The problem: Transcribe every line from the top down to the line with "const isoFlag = ['ml', 'rot', 'ml', 'ml', '', 'ml', '']", both ends included, but not the pictures.
======== Dataset content ========
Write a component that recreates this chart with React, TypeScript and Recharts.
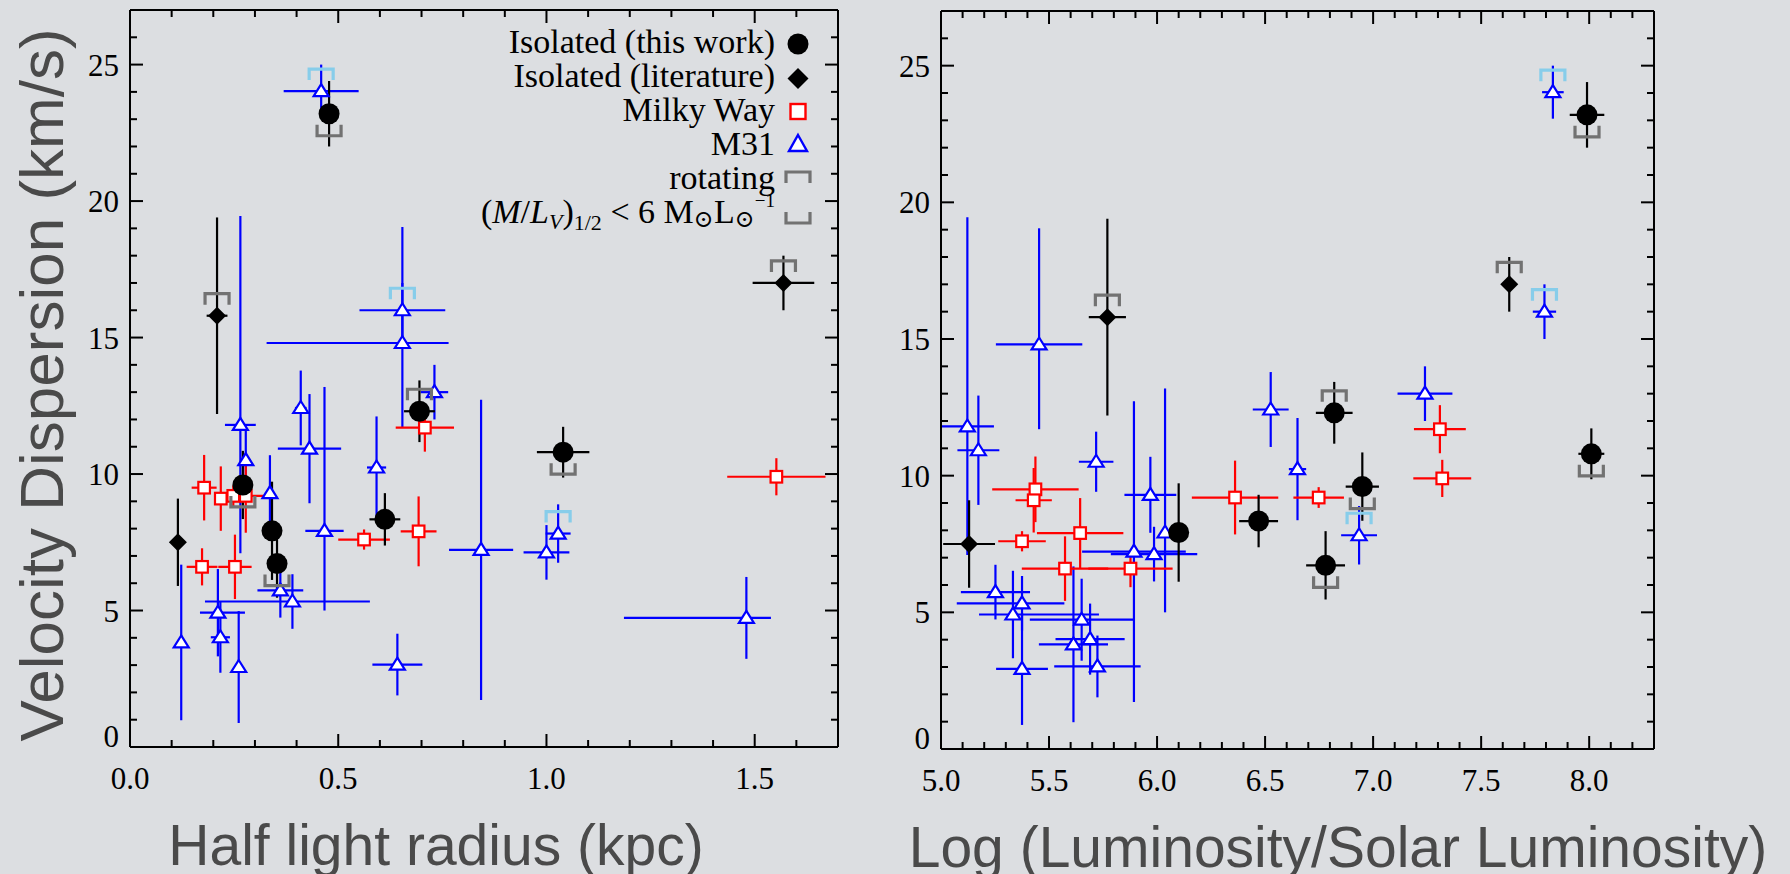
import React from 'react'
import { ScatterChart, Scatter, XAxis, YAxis, ErrorBar, Legend, Label } from 'recharts'

const BG = '#dcdee1'
const SERIF = "'Liberation Serif', 'Times New Roman', serif"
const SANS = "'Liberation Sans', Arial, Helvetica, sans-serif"
const TITLE = '#4a4a4a'
const GREY = '#727272'
const SKY = '#87cdea'

type Err = number | [number, number]

// Isolated dwarfs (this work)
const isoRad = [0.478, 0.695, 1.04, 0.271, 0.341, 0.353, 0.612]
const isoRadErr = [0.02, 0.037, 0.063, 0.012, 0.012, 0.012, 0.037]
const isoLum = [7.99, 6.82, 8.01, 6.95, 6.1, 6.78, 6.47]
const isoLumErr = [0.08, 0.085, 0.06, 0.077, 0.01, 0.09, 0.09]
const isoSig = [23.2, 12.3, 10.8, 9.6, 7.92, 6.72, 8.34]
const isoSigErr = [1.2, 1.13, 0.93, 1.25, 1.8, 1.25, 0.96]
const isoFlag = ['ml', 'rot', 'ml', 'ml', '', 'ml', '']

// Isolated dwarfs (literature)
const litRad = [0.209, 0.115, 1.569]
const litRadErr = [0.025, 0.01, 0.074]
const litLum = [5.77, 5.13, 7.63]
const litLumErr = [0.086, 0.12, 0.01]
const litSig = [15.8, 7.5, 17.0]
const litSigErr = [3.6, 1.6, 1.0]
const litFlag = ['rot', '', 'rot']

// Milky Way satellites
const mwRad = [0.178, 0.218, 0.562, 0.693, 0.252, 0.173, 0.278, 0.248, 0.708, 1.552]
const mwRadErr = [0.03, 0.01, 0.062, 0.043, 0.04, 0.037, 0.046, 0.01, 0.07, 0.118]
const mwLum = [5.437, 5.429, 5.375, 5.644, 5.574, 5.877, 6.361, 6.748, 7.309, 7.32]
const mwLumErr = [0.2, 0.084, 0.11, 0.2, 0.2, 0.195, 0.2, 0.117, 0.12, 0.134]
const mwSig = [9.5, 9.1, 7.6, 7.9, 6.6, 6.6, 9.2, 9.2, 11.7, 9.9]
const mwSigErr = [1.2, 1.18, 0.37, 1.28, 1.18, 0.68, 1.35, 0.38, 0.88, 0.68]

// M31 satellites
const m31Rad = [0.459, 0.654, 0.654, 0.731, 0.265, 0.278, 0.41, 0.431, 0.467, 0.592, 0.843,
  0.336, 0.361, 0.39, 0.211, 0.217, 0.261, 0.123, 0.642, 1.0, 1.028, 1.48]
const m31RadErr: Err[] = [0.09, 0.103, [0.326, 0.111], 0.033, 0.037, 0.012, 0.014, 0.076, 0.046,
  0.023, 0.077, 0.012, 0.055, [0.21, 0.186], [0.043, 0.065], 0.023, 0.01, 0.005, 0.06, 0.055,
  0.03, [0.294, 0.059]]
const m31Lum = [7.832, 7.793, 5.454, 7.24, 5.122, 5.718, 6.526, 5.173, 6.037, 6.65, 5.893,
  5.969, 5.252, 5.375, 5.333, 5.69, 5.375, 5.613, 5.724, 5.986, 6.935, 5.651]
const m31LumErr: Err[] = [0.05, 0.054, 0.2, 0.127, 0.123, 0.08, 0.083, 0.097, 0.023, 0.04, 0.24,
  0.12, 0.16, [0.302, 0.196], [0.157, 0.398], 0.16, 0.12, 0.16, 0.2, 0.2, 0.083, 0.24]
const m31Sig = [24.03, 16.0, 14.8, 13.0, 11.8, 10.51, 12.42, 10.93, 7.92, 10.24, 7.22,
  9.3, 5.74, 5.33, 4.92, 4.02, 2.93, 3.83, 3.02, 7.13, 7.82, 4.73]
const m31SigErr: Err[] = [0.97, 1.0, [3.1, 4.25], 1.0, [4.7, 7.65], 1.1, 1.37, 2.0, [2.92, 5.27],
  1.87, 5.5, 1.39, 1.0, 1.0, 1.6, 1.3, 2.05, 2.85, 1.13, 1.0, 1.07, 1.5]
const m31Flag = ['m31', 'm31', '', '', '', '', '', '', '', '', '', '', '', '', '', '', '', '', '', '', 'm31', '']

// axes
const radTicks = Array.from({ length: 18 }, (_, i) => +(i * 0.1).toFixed(1))
const lumTicks = Array.from({ length: 34 }, (_, i) => +(5 + i * 0.1).toFixed(1))
const sigTicks = Array.from({ length: 28 }, (_, i) => i)
const radMajors = [0, 0.5, 1.0, 1.5]
const lumMajors = [5.0, 5.5, 6.0, 6.5, 7.0, 7.5, 8.0]
const sigMajors = [0, 5, 10, 15, 20, 25]

const legendLabels = ['Isolated (this work)', 'Isolated (literature)', 'Milky Way', 'M31', 'rotating']

const pts = (xs: number[], xe: Err[], ys: number[], ye: Err[]) =>
  xs.map((x, i) => ({ x, y: ys[i], ex: xe[i], ey: ye[i] }))
const flagPts = (xs: number[], ys: number[], flags: string[]) =>
  xs.map((x, i) => ({ x, y: ys[i], kind: flags[i] })).filter((p) => p.kind)

const Circle = (p: any) => <circle cx={p.cx} cy={p.cy} r={10.5} fill="#000" />
const Diamond = (p: any) => (
  <path d={`M${p.cx},${p.cy - 9}L${p.cx + 9},${p.cy}L${p.cx},${p.cy + 9}L${p.cx - 9},${p.cy}Z`} fill="#000" />
)
const Square = (p: any) => (
  <rect x={p.cx - 5.8} y={p.cy - 5.8} width={11.6} height={11.6} fill="#fff" stroke="#f00" strokeWidth={2.2} />
)
const Triangle = (p: any) => (
  <path d={`M${p.cx},${p.cy - 7}L${p.cx + 7.5},${p.cy + 5}L${p.cx - 7.5},${p.cy + 5}Z`} fill="#fff" stroke="#00f" strokeWidth={2.2} />
)
const Bracket = (p: any) => {
  const kind = p.payload?.kind ?? p.kind
  const color = kind === 'm31' ? SKY : GREY
  const d = kind === 'ml'
    ? `M${p.cx - 12},${p.cy + 11}V${p.cy + 22}H${p.cx + 12}V${p.cy + 11}`
    : `M${p.cx - 12},${p.cy - 11}V${p.cy - 22}H${p.cx + 12}V${p.cy - 11}`
  return <path d={d} fill="none" stroke={color} strokeWidth={3.2} />
}

const isMajor = (v: number, majors: number[]) => majors.some((m) => Math.abs(m - v) < 1e-6)

function axisTick(side: 'bottom' | 'top' | 'left' | 'right', majors: number[], labelled: boolean) {
  return (p: any) => {
    const v = p.payload.value
    const major = isMajor(v, majors)
    const len = major ? 13 : 7
    const { x, y } = p
    const end =
      side === 'bottom' ? { x2: x, y2: y - len }
        : side === 'top' ? { x2: x, y2: y + len }
          : side === 'left' ? { x2: x + len, y2: y } : { x2: x - len, y2: y }
    return (
      <g>
        <line x1={x} y1={y} {...end} stroke="#000" strokeWidth={2} />
        {labelled && major && side === 'bottom' && (
          <text x={x} y={y + 42} textAnchor="middle" fontFamily={SERIF} fontSize={31} fill="#000">
            {v.toFixed(1)}
          </text>
        )}
        {labelled && major && side === 'left' && (
          <text x={x - 11} y={v === 0 ? y : y + 11} textAnchor="end" fontFamily={SERIF} fontSize={31} fill="#000">
            {v}
          </text>
        )}
      </g>
    )
  }
}

const axisLine = { stroke: '#000', strokeWidth: 2 }

function series(useLum: boolean) {
  const bx = useLum ? m31Lum : m31Rad
  const m31 = pts(bx, useLum ? m31LumErr : m31RadErr, m31Sig, m31SigErr)
  const mw = pts(useLum ? mwLum : mwRad, useLum ? mwLumErr : mwRadErr, mwSig, mwSigErr)
  const lit = pts(useLum ? litLum : litRad, useLum ? litLumErr : litRadErr, litSig, litSigErr)
  const iso = pts(useLum ? isoLum : isoRad, useLum ? isoLumErr : isoRadErr, isoSig, isoSigErr)
  const flags = [
    ...flagPts(useLum ? isoLum : isoRad, isoSig, isoFlag),
    ...flagPts(useLum ? litLum : litRad, litSig, litFlag),
    ...flagPts(bx, m31Sig, m31Flag),
  ]
  const groups = [
    { name: 'M31', data: m31, color: '#00f', shape: Triangle },
    { name: 'Milky Way', data: mw, color: '#f00', shape: Square },
    { name: 'lit', data: lit, color: '#000', shape: Diamond },
    { name: 'iso', data: iso, color: '#000', shape: Circle },
  ]
  return [
    ...groups.map((g) => (
      <Scatter key={g.name} name={g.name} data={g.data} xAxisId="b" yAxisId="l" shape={g.shape} isAnimationActive={false}>
        <ErrorBar dataKey="ex" direction="x" width={0} stroke={g.color} strokeWidth={2.2} isAnimationActive={false} />
        <ErrorBar dataKey="ey" direction="y" width={0} stroke={g.color} strokeWidth={2.2} isAnimationActive={false} />
      </Scatter>
    )),
    <Scatter key="flags" name="flags" data={flags} xAxisId="b" yAxisId="l" shape={Bracket} isAnimationActive={false} />,
  ]
}

function LegendBox() {
  const x = 775
  const mx = 798
  return (
    <svg width={880} height={300} style={{ position: 'absolute', left: 0, top: 0, overflow: 'visible' }}>
      {legendLabels.map((t, i) => (
        <text key={t} x={x} y={53 + i * 34} textAnchor="end" fontFamily={SERIF} fontSize={34} fill="#000">
          {t}
        </text>
      ))}
      <text x={x} y={223} textAnchor="end" fontFamily={SERIF} fontSize={34} fill="#000">
        <tspan>(</tspan>
        <tspan fontStyle="italic">M</tspan>
        <tspan>/</tspan>
        <tspan fontStyle="italic">L</tspan>
        <tspan fontStyle="italic" fontSize={22} dy={6}>V</tspan>
        <tspan dy={-6}>)</tspan>
        <tspan fontSize={22} dy={7}>1/2</tspan>
        <tspan dy={-7}>{' < 6 M'}</tspan>
        <tspan fontSize={24} dy={4} fontFamily="'DejaVu Serif', serif">⊙</tspan>
        <tspan dy={-4}>L</tspan>
        <tspan fontSize={24} dy={4} fontFamily="'DejaVu Serif', serif">⊙</tspan>
        <tspan fontSize={19} dy={-20}>−1</tspan>
      </text>
      <circle cx={mx} cy={44} r={10.5} fill="#000" />
      <path d={`M${mx},${68}L${mx + 10.5},${78.5}L${mx},${89}L${mx - 10.5},${78.5}Z`} fill="#000" />
      <rect x={mx - 7.5} y={104} width={15} height={15} fill="#fff" stroke="#f00" strokeWidth={2.4} />
      <path d={`M${mx},${135}L${mx + 9},${151}L${mx - 9},${151}Z`} fill="#fff" stroke="#00f" strokeWidth={2.4} />
      <path d={`M${mx - 12},${183}V${172}H${mx + 12}V${183}`} fill="none" stroke={GREY} strokeWidth={3.2} />
      <path d={`M${mx - 12},${212}V${223}H${mx + 12}V${212}`} fill="none" stroke={GREY} strokeWidth={3.2} />
    </svg>
  )
}

export default function App() {
  return (
    <div style={{ position: 'absolute', left: 0, top: 0, width: 1790, height: 874, background: BG, overflow: 'hidden' }}>
      <div style={{ position: 'absolute', left: 0, top: 0 }}>
        <ScatterChart width={880} height={874} margin={{ top: 0, right: 0, bottom: 0, left: 0 }}>
          <XAxis xAxisId="b" type="number" dataKey="x" domain={[0, 1.7]} ticks={radTicks} allowDataOverflow
            interval={0} height={127} tickSize={0} tickMargin={0} tickLine={false} axisLine={axisLine}
            tick={axisTick('bottom', radMajors, true)}>
            <Label content={() => (
              <text x={436} y={865} textAnchor="middle" fontFamily={SANS} fontSize={57} fill={TITLE}>
                Half light radius (kpc)
              </text>
            )} />
          </XAxis>
          <XAxis xAxisId="t" orientation="top" type="number" dataKey="x" domain={[0, 1.7]} ticks={radTicks}
            allowDataOverflow interval={0} height={10} tickSize={0} tickMargin={0} tickLine={false}
            axisLine={axisLine} tick={axisTick('top', radMajors, false)} />
          <YAxis yAxisId="l" type="number" dataKey="y" domain={[0, 27]} ticks={sigTicks} allowDataOverflow
            interval={0} width={130} tickSize={0} tickMargin={0} tickLine={false} axisLine={axisLine}
            tick={axisTick('left', sigMajors, true)}>
            <Label content={() => (
              <text x={63} y={385} transform="rotate(-90 63 385)" textAnchor="middle" fontFamily={SANS}
                fontSize={62} fill={TITLE}>
                Velocity Dispersion (km/s)
              </text>
            )} />
          </YAxis>
          <YAxis yAxisId="r" orientation="right" type="number" dataKey="y" domain={[0, 27]} ticks={sigTicks}
            allowDataOverflow interval={0} width={42} tickSize={0} tickMargin={0} tickLine={false}
            axisLine={axisLine} tick={axisTick('right', sigMajors, false)} />
          {series(false)}
          <Legend layout="horizontal" align="center" verticalAlign="middle" content={() => <LegendBox />}
            wrapperStyle={{ position: 'absolute', left: 0, top: 0, width: 880, height: 300, pointerEvents: 'none' }} />
        </ScatterChart>
      </div>
      <div style={{ position: 'absolute', left: 880, top: 0 }}>
        <ScatterChart width={910} height={874} margin={{ top: 0, right: 0, bottom: 0, left: 0 }}>
          <XAxis xAxisId="b" type="number" dataKey="x" domain={[5.0, 8.3]} ticks={lumTicks} allowDataOverflow
            interval={0} height={125} tickSize={0} tickMargin={0} tickLine={false} axisLine={axisLine}
            tick={axisTick('bottom', lumMajors, true)}>
            <Label content={() => (
              <text x={458} y={867} textAnchor="middle" fontFamily={SANS} fontSize={57} fill={TITLE}>
                Log (Luminosity/Solar Luminosity)
              </text>
            )} />
          </XAxis>
          <XAxis xAxisId="t" orientation="top" type="number" dataKey="x" domain={[5.0, 8.3]} ticks={lumTicks}
            allowDataOverflow interval={0} height={11} tickSize={0} tickMargin={0} tickLine={false}
            axisLine={axisLine} tick={axisTick('top', lumMajors, false)} />
          <YAxis yAxisId="l" type="number" dataKey="y" domain={[0, 27]} ticks={sigTicks} allowDataOverflow
            interval={0} width={61} tickSize={0} tickMargin={0} tickLine={false} axisLine={axisLine}
            tick={axisTick('left', sigMajors, true)} />
          <YAxis yAxisId="r" orientation="right" type="number" dataKey="y" domain={[0, 27]} ticks={sigTicks}
            allowDataOverflow interval={0} width={136} tickSize={0} tickMargin={0} tickLine={false}
            axisLine={axisLine} tick={axisTick('right', sigMajors, false)} />
          {series(true)}
        </ScatterChart>
      </div>
    </div>
  )
}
========
Completed task:
Write a component that recreates this chart with React, TypeScript and Recharts.
import React from 'react'
import { ScatterChart, Scatter, XAxis, YAxis, ErrorBar, Legend, Label } from 'recharts'

const BG = '#dcdee1'
const SERIF = "'Liberation Serif', 'Times New Roman', serif"
const SANS = "'Liberation Sans', Arial, Helvetica, sans-serif"
const TITLE = '#4a4a4a'
const GREY = '#727272'
const SKY = '#87cdea'

type Err = number | [number, number]

// Isolated dwarfs (this work)
const isoRad = [0.478, 0.695, 1.04, 0.271, 0.341, 0.353, 0.612]
const isoRadErr = [0.02, 0.037, 0.063, 0.012, 0.012, 0.012, 0.037]
const isoLum = [7.99, 6.82, 8.01, 6.95, 6.1, 6.78, 6.47]
const isoLumErr = [0.08, 0.085, 0.06, 0.077, 0.01, 0.09, 0.09]
const isoSig = [23.2, 12.3, 10.8, 9.6, 7.92, 6.72, 8.34]
const isoSigErr = [1.2, 1.13, 0.93, 1.25, 1.8, 1.25, 0.96]
const isoFlag = ['ml', 'rot', 'ml', 'ml', '', 'ml', '']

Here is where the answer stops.